Any particular type of wine you enjoy more than the others?

Granted it was a lot easier for me....in central va I literally had bunch grapes growing 3 feet from my driveway but one thing I did to get my feet wet was to locate, move and trellis up some native vines.

It was really helpful bc I got a feel for cultivation and more importantly the pest! Without needlessly wasting money on a bunch of vines that would have most likely perished.

The native vines also provided a source of cuttings to practice propagation with as well.


----------



## salcoco (Feb 21, 2020)

https://doubleavineyards.com/ check out this nursery located in upstate New York have all kinds of grapes for sale. great place.


----------



## Papa Giorgio (Feb 21, 2020)

Hi all thank you for the replies! 

I am located on Long Island and I am open to growing anything red. I just want to sort of go through the process with a bit of success. Are there any red grapes that are significantly easier to grow than others? I can def. check out that vineyard upstate and see what I can buy to give me a start so thanks for that info. Also, Typically, how long after you plant can you yield usable fruit? I'd imagine it would depend on how mature the vine is. Thanks again everyone for the support.


----------



## sour_grapes (Feb 22, 2020)

North Fork is known for their Cab Franc. Franc is a bit easier to grow in cold/short growing seasons compared to Sauvignon. However, in such conditions, it tends to give off a lot of pyrazine (i.e., green pepper, vegetal aroma). This is generally considered a wine flaw, but personally I think it is a marker of local conditions, i.e., I chalk it up to terroir.


----------



## efBobby (Feb 22, 2020)

Hmm.....in regards to reds.

Do you prefer sweeter reds with an emphasis on the flavoring?

Or an emphasis on body and the signature astringency that can generally only come from reds.

For starters Are you wanting something that ages well(trade off being you will have to wait longer to enjoy them since typically they aren't as good young)?

Something that is reaching its potential earlier(again trade off there is aging doesn't really help it or it may degrade over time)?

Full disclosure I am not a connesseur by any means and prefer sweet and semi-sweet whites. I have not produced any wine yet. Like you last year I was completely cold and spent the last year practicing with one goal to be good at propagation and cultivation.

I feel I am nearly there in regards to propagation only needing to work on my greenwood strategies but I believe I will get there early this year when I have some greenwood to practice with.

That being said I have learned a lot in my opinion. This year I am focusing on cultivation in regards to keeping my vines alive long enough to produce fruit which then would transition into turning them into symbols of perfection coveted by every bug in the south! Lol!

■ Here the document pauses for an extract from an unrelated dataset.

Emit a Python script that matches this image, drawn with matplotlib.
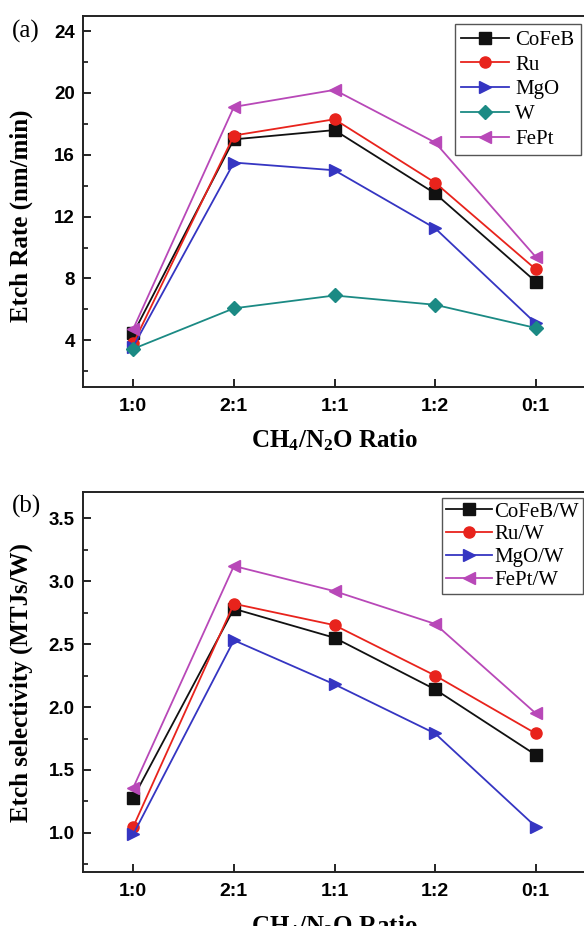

I hope to achieve this goal this year so by the following year I will try my hand at actual wine making. The natives will produce year after this one and the cultivars 2 years from now.

I'm taking it slow. Also working with the natives does give me an appreciation for them and I am also in the process of launching a conservation and restoration project I hope to launch this year!

My ultimate goal is to restore native grape populations to counties where the species as a whole has been reported as extirpated. To me that will be the pinnacle achievement.

Anyway back on subject: without knowing your specific wine preferences and shifting emphasis toward a really hardy red variety I would say go with cynthiana aka Norton.

There is a reason this cv has stood the test of time over 200 years later and still sells out.

Pros:

Cheaper to maintain

Less if any spraying(will have to defer to a cynthiana grower in regards to its susceptibility to fungus and mildew) but I do know it is highly resistant to most if not all pest.

No need for root stock just grow them on their own roots

Cynthiana definitely has a fan base since it is the state grape of Missouri so I presume it makes a good red!

Definitely a good "starter vine" and should you get tired of it you will have no problems getting rid of it since it's one flaw would play into your favor

Appreciates in value supply/demand but I'm willing to speculate if you grew cynthiana out long enough to produce grapes you'd have NO PROBLEM getting your investment back and then some!

Cons


Only flaw I know of can also be a virtue which is it doesn't propagate well from dormant wood...like 5% strike rate and that's generous! Lol

This doesn't really affect your backyard grower much but if you wanted to plant a vineyard it makes the startup more costly!

Lastly to answer you other question typically it takes 3 years to get a fruiting vine from a new one purchased unless you buy an aged one.

I think double a may give options for older vines and sometimes normal vendors offer 2 year vines. Double a might be the place I seen that offers 10 year vines but they gonna cost ya trade off being you'll have some fruit at the end of the season and the vine should be at capacity by the following season.

Just to be clear the terms fruiting and capacity are entirely different. Fruiting simply means you have grapes and capacity means the vine is producing the maximum amount of recommended bunches for you.


----------



## efBobby (Feb 22, 2020)

One more thing that I wish I did was learn more about insect predators.

First year I killed lacewings, assassin bugs and prob a couple others!

Just a month ago I seen a small red bug resembling a very tiny spider but with really round and enlarged abdomen and killed quite a few of them.......a few days ago I learned their actual identity was p.persimilis or red predatory mite, argh!

Turns out spider mite's abdomens are the same size as the rest of their bodies.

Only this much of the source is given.